MOSCOW (Reuters) – A senior ally of President Vladimir Putin warned on Friday that the West was seriously underestimating the risk of a nuclear war over Ukraine, cautioning that Russia would launch a pre-emptive strike if Ukraine gets nuclear weapons.
Russia’s 2022 invasion of Ukraine has triggered the deadliest European conflict since World War Two and the biggest confrontation between Moscow and the West since the 1962 Cuban Missile Crisis.
Russia, which has more nuclear weapons than any other state, has repeatedly said the West is engaged in a proxy war with Russia over Ukraine that could escalate into a much bigger conflict.
“There are irreversible laws of war. If it comes to nuclear weapons, there will have to be a pre-emptive strike,” Russian Security Council Deputy Chairman Dmitry Medvedev was quoted as saying by Russian news agencies.
Allowing Ukraine nuclear weapons, a step no Western state has publicly proposed, would mean “a missile with a nuclear charge coming to them,” Medvedev, who served as president from 2008 to 2012, was quoted as saying.
“The Anglo-Saxons do not fully realize this and believe that it will not come to this,” Medvedev said. “It will under certain conditions.”
Medvedev, who once cast himself as a liberal moderniser, now presents himself as a fiercely anti-Western Kremlin hawk. Diplomats say his views give an indication of thinking at the top levels of the Kremlin elite.
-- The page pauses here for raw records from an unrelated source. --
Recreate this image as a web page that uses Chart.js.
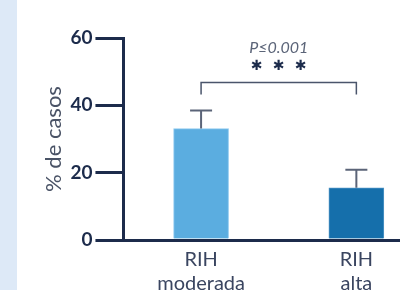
<!DOCTYPE html>
<html lang="es">

<head>
    <meta charset="UTF-8">
    <title>RIH - % de casos</title>
    <script src="https://cdn.jsdelivr.net/npm/chart.js"></script>
    <style>
        html, body { margin: 0; padding: 0; background: #fff; overflow: hidden; }
        #page { position: relative; width: 400px; height: 290px; overflow: hidden; }
        #strip { position: absolute; left: 0; top: 0; width: 17px; height: 290px; background: #dde9f7; }
        #rihChart { position: absolute; left: 0; top: 0; }
    </style>
</head>

<body>
    <div id="page">
        <div id="strip"></div>
        <canvas id="rihChart" width="440" height="318"></canvas>
    </div>

    <script>
        // chart data
        const categories = [['RIH', 'moderada'], ['RIH', 'alta']];
        const percentValues = [33.1, 15.5];
        const errorValues = [5.4, 5.4];   // upper error (SD)
        const barColors = ['#5badE0', '#156fab'];
        const barEdges = ['#8fcaf0', '#4d93c4'];
        const pValueText = 'P≤0.001';
        const starsText = ['✱', '✱', '✱'];

        const navy = '#1c2b4b';
        const slate = '#5b6478';

        // error bars + significance bracket
        const extras = {
            id: 'extras',
            afterDatasetsDraw(chart) {
                const { ctx, scales: { x, y } } = chart;
                ctx.save();

                ctx.strokeStyle = slate;
                ctx.lineWidth = 2;
                percentValues.forEach((v, i) => {
                    const cx = x.getPixelForValue(i);
                    const top = y.getPixelForValue(v + errorValues[i]);
                    const base = y.getPixelForValue(v);
                    ctx.beginPath();
                    ctx.moveTo(cx, base);
                    ctx.lineTo(cx, top);
                    ctx.moveTo(cx - 11, top);
                    ctx.lineTo(cx + 11, top);
                    ctx.stroke();
                });

                // bracket between the two groups
                const x1 = x.getPixelForValue(0);
                const x2 = x.getPixelForValue(1);
                const yb = Math.round(y.getPixelForValue(47)) + 0.5;
                const yl = y.getPixelForValue(43.2);
                ctx.lineWidth = 1.5;
                ctx.strokeStyle = '#4a556b';
                ctx.beginPath();
                ctx.moveTo(x1, yl);
                ctx.lineTo(x1, yb);
                ctx.lineTo(x2, yb);
                ctx.lineTo(x2, yl);
                ctx.stroke();

                const mid = (x1 + x2) / 2;
                ctx.textAlign = 'center';
                ctx.textBaseline = 'middle';
                ctx.fillStyle = navy;
                ctx.font = 'bold 14px "DejaVu Sans"';
                starsText.forEach((s, k) => {
                    ctx.fillText(s, mid + (k - 1) * 22, y.getPixelForValue(51.6));
                });

                ctx.fillStyle = slate;
                ctx.font = 'italic 16px Lato';
                ctx.fillText(pValueText, mid, y.getPixelForValue(57.2));

                ctx.restore();
            }
        };

        const ctx = document.getElementById('rihChart').getContext('2d');
        const rihChart = new Chart(ctx, {
            type: 'bar',
            data: {
                labels: categories,
                datasets: [{
                    data: percentValues,
                    backgroundColor: barColors,
                    borderColor: barEdges,
                    borderWidth: 1,
                    barThickness: 55
                }]
            },
            options: {
                responsive: false,
                animation: false,
                devicePixelRatio: 1,
                layout: {
                    padding: { top: 38, left: 41, right: 6, bottom: 14 }
                },
                plugins: {
                    legend: { display: false },
                    tooltip: { enabled: false }
                },
                scales: {
                    x: {
                        grid: { display: true, drawOnChartArea: false, drawTicks: false, color: 'transparent' },
                        border: { display: true, color: navy, width: 3 },
                        ticks: {
                            padding: 8,
                            color: '#3a4560',
                            font: { family: 'Lato', size: 20, lineHeight: 1.2 }
                        }
                    },
                    y: {
                        min: 0,
                        max: 60,
                        ticks: {
                            stepSize: 20,
                            padding: 3,
                            color: navy,
                            font: { family: 'Lato', size: 19, weight: 'bold' }
                        },
                        grid: { drawOnChartArea: false, tickLength: 28, color: navy, lineWidth: 3 },
                        border: { display: true, color: navy, width: 3 },
                        title: {
                            display: true,
                            text: '% de casos',
                            color: '#4a5366',
                            padding: { top: 0, bottom: 0 },
                            font: { family: 'Lato', size: 22 }
                        }
                    }
                }
            },
            plugins: [extras]
        });
    </script>

</body>

</html>
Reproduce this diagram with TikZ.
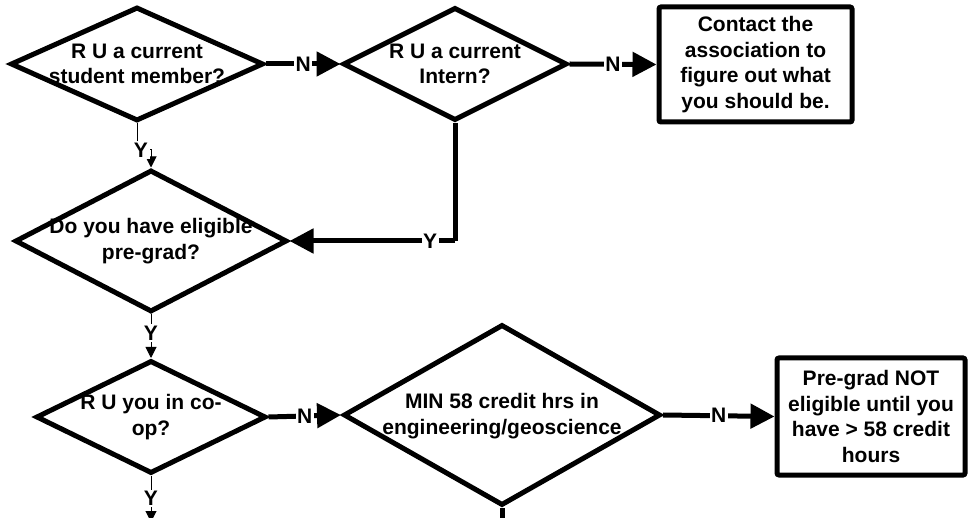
\documentclass[tikz,border=0pt]{standalone}
\usepackage{fontspec}
\setmainfont{Liberation Sans}
\usetikzlibrary{shapes.geometric,arrows.meta}
\begin{document}
\begin{tikzpicture}[x=1pt,y=-1pt,
  dia/.style={diamond, draw, line width=5pt, inner sep=0pt},
  box/.style={rectangle, draw, line width=5pt, rounded corners=2pt, inner sep=0pt, align=center, font=\fontsize{21}{25.5}\selectfont\bfseries},
  txt/.style={align=center, font=\fontsize{21}{25.5}\selectfont\bfseries, inner sep=0pt},
  lbl/.style={font=\fontsize{21}{25}\selectfont\bfseries, fill=white, inner sep=1.5pt},
  bigarrow/.style={line width=5pt, -{Triangle[length=24pt,width=24pt]}},
  thinarrow/.style={line width=1pt, -{Triangle[length=11pt,width=11pt]}},
  thick5/.style={line width=5pt}
  ]
\useasboundingbox (0,0) rectangle (972,518);
\clip (0,0) rectangle (972,518);
% diamonds
\node[dia, minimum width=253pt, minimum height=114pt] (d1) at (137,64) {};
\node[txt] (t1) at (d1) {R U a current\\student member?};
\node[dia, minimum width=224pt, minimum height=113pt] (d2) at (455,64) {};
\node[txt] (t2) at (d2) {R U a current\\Intern?};
\node[dia, minimum width=272pt, minimum height=142pt] (d3) at (151,241) {};
\node[txt] (t3) at (d3) {Do you have eligible\\pre-grad?};
\node[dia, minimum width=230pt, minimum height=113pt] (d4) at (151,417) {};
\node[txt] (t4) at (d4) {R U you in co-\\op?};
\node[dia, minimum width=317pt, minimum height=181pt] (d5) at (502,415) {};
\node[txt] (t5) at (502,416) {MIN 58 credit hrs in\\engineering/geoscience};
% boxes
\node[box, minimum width=193pt, minimum height=115pt] (b1) at (755.5,64.5) {Contact the\\association to\\figure out what\\you should be.};
\node[box, minimum width=188pt, minimum height=117pt] (b2) at (871,416.5) {Pre-grad NOT\\eligible until you\\have > 58 credit\\hours};
% coordinates
\coordinate (c1) at (d2.south |- d3.east);
\coordinate (c2) at (151,150);
\coordinate (e1) at (502,530);
\coordinate (e2) at (151,522);
% connectors
\draw[bigarrow] (d1.east) -- node[lbl, pos=0.5] {N} (d2.west);
\draw[bigarrow] (d2.east) -- node[lbl, pos=0.5] {N} (b1.west);
\draw[thick5] (d2.south) -- (c1);
\draw[bigarrow] (c1) -- node[lbl, pos=0.15] {Y} (d3.east);
\draw[thinarrow] (d1.south) |- (c2) -- (d3.north);
\node[lbl] (y1) at (141,150) {Y};
\draw[thinarrow] (d3.south) -- node[lbl, pos=0.43] {Y} (d4.north);
\draw[bigarrow] (d4.east) -- node[lbl, pos=0.5] {N} (d5.west);
\draw[bigarrow] (d5.east) -- node[lbl, pos=0.5] {N} (b2.west);
\draw[thick5] (d5.south) -- (e1);
\draw[thinarrow] (d4.south) -- node[lbl, pos=0.49] {Y} (e2);
\end{tikzpicture}
\end{document}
The West says it wants to help Ukraine defeat Russia but U.S. President Joe Biden has cautioned that a direct confrontation between the U.S.-backed NATO military alliance and Russia would result in World War Three.
Russia says Washington would never allow Russia to arm a country bordering the United States, and the Kremlin says the West is already essentially fighting an undeclared war with Russia.
When Ukraine gained independence after the 1991 fall of the Soviet Union, it hosted thousands of nuclear weapons. It handed these to Russia under the 1994 Budapest Memorandum, in return for guarantees of its security and sovereignty from Russia, the United States and Britain.